The assault on Mueller: six ways Russia investigation is under attack
WASHINGTON — As its trail of arrests gets closer to U.S. President Donald Trump, the Russia investigation is facing a multi-front assault. The attacks have ramped up following news that Trump’s close confidant Michael Flynn has pleaded guilty and become an informant.
The president’s defenders are now seeking to poke holes in, and undermine, the investigation of special counsel Robert Mueller. Here are six avenues of attack:
1. Mueller is biased: “It’s so disturbing and troubling,” Trump aide Kellyanne Conway told Fox News on Monday. She was speaking about weekend news that the Mueller probe removed a top investigator over the summer, after the discovery of texts to a lover blasting the president. This is atop reports that the same FBI investigator, Peter Strzok, was a key figure in the emails investigation that yielded no charges against Hillary Clinton. And there’s more: a paper trail of political donations shows several senior probe employees have a history of donating to Democrats. Another report said Strzok was involved in interviewing Flynn. Said Republican lawmaker Ron DeSantis: “It was almost as if they bent over backwards not to make the case on Hillary. With the Mueller probe, they’re just scorching the earth finding whatever little ticky-tack charge they can find on anyone… (Strzok’s role) undercuts the legitimacy of both those investigations.”
2. Presidents can’t be charged for obstructing justice: This is potentially a key question. There’s evidence Trump tried thwarting an investigation into Flynn. The argument here is he’s allowed to. Trump lawyer John Dowd expressed it via the Axios website: “The president cannot obstruct justice.” Harvard scholar Alan Dershowitz says Trump has constitutional power — to pardon Flynn himself, to fire the FBI director, and to issue instructions to the Justice Department. So what’s the legal problem if he orders the FBI to lay off Flynn, Dershowitz asks: “We’d have a constitutional crisis (if Trump is charged with obstruction),” he told Fox News. “You cannot charge a president with obstruction of justice for exercising his constitutional power.” He says presidents can only be charged with obstruction that involves innately illegal acts — like the Nixon White House destroying evidence and paying hush money.
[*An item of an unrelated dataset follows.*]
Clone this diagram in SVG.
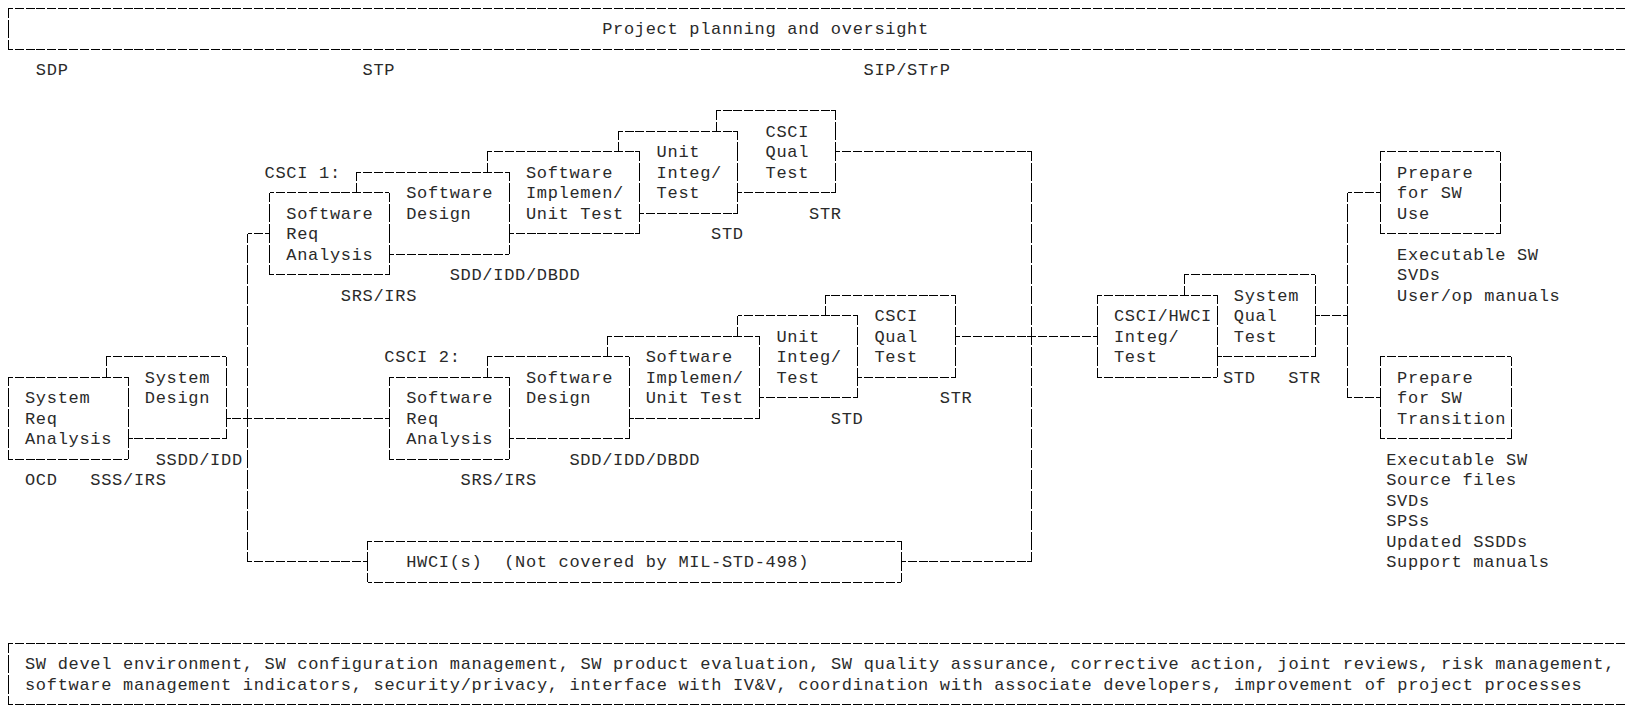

Other legal scholars call this a laughable, quasi-regal, anti-democratic argument. One headline on the Vox website said, “Trump’s lawyer: the president can’t obstruct justice. 13 legal experts (say): yes, he can.” A list of law professors cited legal precedents, and the fact that the president’s power comes from the Constitution — the same Constitution that says he must faithfully execute the law. Peter Shane of Ohio State University called the Dershowitz-Dowd argument “nonsense.”